PROVIDED MATERIAL:

◆ ◆ ◆ ◆ ◆ ◆ ◆

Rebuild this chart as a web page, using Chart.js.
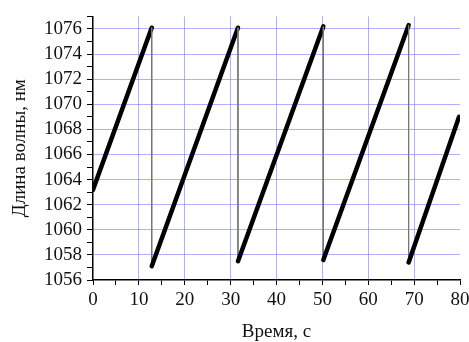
<!DOCTYPE html>
<html>
<head>
<meta charset="utf-8">
<script src="https://cdn.jsdelivr.net/npm/chart.js@4"></script>
<style>
  html, body { margin: 0; padding: 0; background: #fff; }
  #wrap { width: 469px; height: 342px; }
</style>
</head>
<body>
<div id="wrap"><canvas id="chart"></canvas></div>
<script>
// sawtooth: each ramp ends at a peak, then drops at the same time to the next minimum
const timeSec = [0, 12.8, 12.8, 31.6, 31.6, 50.2, 50.2, 68.8, 68.8, 79.8];
const waveNm  = [1063.2, 1076.1, 1057.1, 1076.1, 1057.5, 1076.2, 1057.6, 1076.3, 1057.4, 1069.0];

const xTicks = { min: 0, max: 80, step: 5, labelStep: 10 };
const yTicks = { min: 1056, max: 1077, step: 1, labelStep: 2 };

const serif = '"Liberation Serif", "Times New Roman", serif';
const gridBlue = 'rgba(110, 110, 255, 0.55)';

const points = timeSec.map((t, i) => ({ x: t, y: waveNm[i] }));
const isDrop = ctx => ctx.p0.parsed.x === ctx.p1.parsed.x;

new Chart(document.getElementById('chart'), {
    type: 'scatter',
    data: {
        datasets: [{
            data: points,
            showLine: true,
            pointRadius: 0,
            borderColor: '#000',
            borderWidth: 4.5,
            borderCapStyle: 'round',
            borderJoinStyle: 'round',
            segment: {
                borderWidth: ctx => isDrop(ctx) ? 1 : 4.5,
                borderColor: ctx => isDrop(ctx) ? '#777' : '#000'
            }
        }]
    },
    options: {
        responsive: true,
        maintainAspectRatio: false,
        animation: false,
        layout: { padding: { top: 11, right: 0, left: 0, bottom: 0 } },
        plugins: { legend: { display: false }, tooltip: { enabled: false } },
        scales: {
            x: {
                type: 'linear',
                min: xTicks.min,
                max: xTicks.max,
                afterFit: s => { s.height = 62; s.paddingRight = 9; },
                border: { color: '#000', width: 1.5 },
                grid: {
                    color: ctx => (ctx.tick && ctx.tick.value % xTicks.labelStep === 0 && ctx.tick.value > xTicks.min && ctx.tick.value < xTicks.max) ? gridBlue : 'rgba(0,0,0,0)',
                    tickColor: '#000',
                    tickLength: 5,
                    lineWidth: 1
                },
                ticks: {
                    stepSize: xTicks.step,
                    autoSkip: false,
                    maxRotation: 0,
                    padding: 4,
                    color: '#111',
                    font: { family: serif, size: 19 },
                    callback: v => v % xTicks.labelStep === 0 ? String(v) : ''
                },
                title: {
                    display: true,
                    text: 'Время, с',
                    color: '#111',
                    font: { family: serif, size: 19, lineHeight: 1 },
                    padding: { top: 10, bottom: 0 }
                }
            },
            y: {
                type: 'linear',
                min: yTicks.min,
                max: yTicks.max,
                afterFit: s => { s.width = 93; },
                border: { color: '#000', width: 1.5 },
                grid: {
                    color: ctx => (ctx.tick && ctx.tick.value % yTicks.labelStep === 0 && ctx.tick.value > yTicks.min) ? gridBlue : 'rgba(0,0,0,0)',
                    tickColor: '#000',
                    tickLength: 6,
                    lineWidth: 1
                },
                ticks: {
                    stepSize: yTicks.step,
                    autoSkip: false,
                    padding: 5,
                    color: '#111',
                    font: { family: serif, size: 19 },
                    callback: v => v % yTicks.labelStep === 0 ? String(v) : ''
                },
                title: {
                    display: true,
                    text: 'Длина волны, нм',
                    color: '#111',
                    font: { family: serif, size: 19 },
                    padding: { top: 9, bottom: 4 }
                }
            }
        }
    }
});
</script>
</body>
</html>
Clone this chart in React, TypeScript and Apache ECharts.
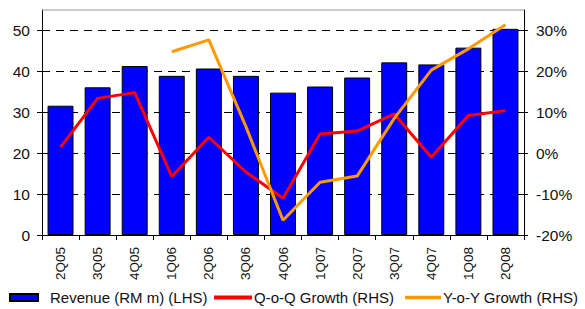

◆ ◆ ◆ ◆ ◆ ◆ ◆

WORK REQUIRED: Pictures don't belong in the copy. Transcribe every record exactly as it appears.

SOLUTION:
Rebuild this chart as a web page, using Chart.js.
<!DOCTYPE html>
<html>
<head>
<meta charset="utf-8">
<script src="https://cdn.jsdelivr.net/npm/chart.js@4"></script>
<style>
  html, body { margin: 0; padding: 0; background: #fff; }
  #wrap { width: 469px; height: 342px; }
</style>
</head>
<body>
<div id="wrap"><canvas id="chart"></canvas></div>
<script>
// sawtooth: each ramp ends at a peak, then drops at the same time to the next minimum
const timeSec = [0, 12.8, 12.8, 31.6, 31.6, 50.2, 50.2, 68.8, 68.8, 79.8];
const waveNm  = [1063.2, 1076.1, 1057.1, 1076.1, 1057.5, 1076.2, 1057.6, 1076.3, 1057.4, 1069.0];

const xTicks = { min: 0, max: 80, step: 5, labelStep: 10 };
const yTicks = { min: 1056, max: 1077, step: 1, labelStep: 2 };

const serif = '"Liberation Serif", "Times New Roman", serif';
const gridBlue = 'rgba(110, 110, 255, 0.55)';

const points = timeSec.map((t, i) => ({ x: t, y: waveNm[i] }));
const isDrop = ctx => ctx.p0.parsed.x === ctx.p1.parsed.x;

new Chart(document.getElementById('chart'), {
    type: 'scatter',
    data: {
        datasets: [{
            data: points,
            showLine: true,
            pointRadius: 0,
            borderColor: '#000',
            borderWidth: 4.5,
            borderCapStyle: 'round',
            borderJoinStyle: 'round',
            segment: {
                borderWidth: ctx => isDrop(ctx) ? 1 : 4.5,
                borderColor: ctx => isDrop(ctx) ? '#777' : '#000'
            }
        }]
    },
    options: {
        responsive: true,
        maintainAspectRatio: false,
        animation: false,
        layout: { padding: { top: 11, right: 0, left: 0, bottom: 0 } },
        plugins: { legend: { display: false }, tooltip: { enabled: false } },
        scales: {
            x: {
                type: 'linear',
                min: xTicks.min,
                max: xTicks.max,
                afterFit: s => { s.height = 62; s.paddingRight = 9; },
                border: { color: '#000', width: 1.5 },
                grid: {
                    color: ctx => (ctx.tick && ctx.tick.value % xTicks.labelStep === 0 && ctx.tick.value > xTicks.min && ctx.tick.value < xTicks.max) ? gridBlue : 'rgba(0,0,0,0)',
                    tickColor: '#000',
                    tickLength: 5,
                    lineWidth: 1
                },
                ticks: {
                    stepSize: xTicks.step,
                    autoSkip: false,
                    maxRotation: 0,
                    padding: 4,
                    color: '#111',
                    font: { family: serif, size: 19 },
                    callback: v => v % xTicks.labelStep === 0 ? String(v) : ''
                },
                title: {
                    display: true,
                    text: 'Время, с',
                    color: '#111',
                    font: { family: serif, size: 19, lineHeight: 1 },
                    padding: { top: 10, bottom: 0 }
                }
            },
            y: {
                type: 'linear',
                min: yTicks.min,
                max: yTicks.max,
                afterFit: s => { s.width = 93; },
                border: { color: '#000', width: 1.5 },
                grid: {
                    color: ctx => (ctx.tick && ctx.tick.value % yTicks.labelStep === 0 && ctx.tick.value > yTicks.min) ? gridBlue : 'rgba(0,0,0,0)',
                    tickColor: '#000',
                    tickLength: 6,
                    lineWidth: 1
                },
                ticks: {
                    stepSize: yTicks.step,
                    autoSkip: false,
                    padding: 5,
                    color: '#111',
                    font: { family: serif, size: 19 },
                    callback: v => v % yTicks.labelStep === 0 ? String(v) : ''
                },
                title: {
                    display: true,
                    text: 'Длина волны, нм',
                    color: '#111',
                    font: { family: serif, size: 19 },
                    padding: { top: 9, bottom: 4 }
                }
            }
        }
    }
});
</script>
</body>
</html>
Clone this chart in React, TypeScript and Apache ECharts.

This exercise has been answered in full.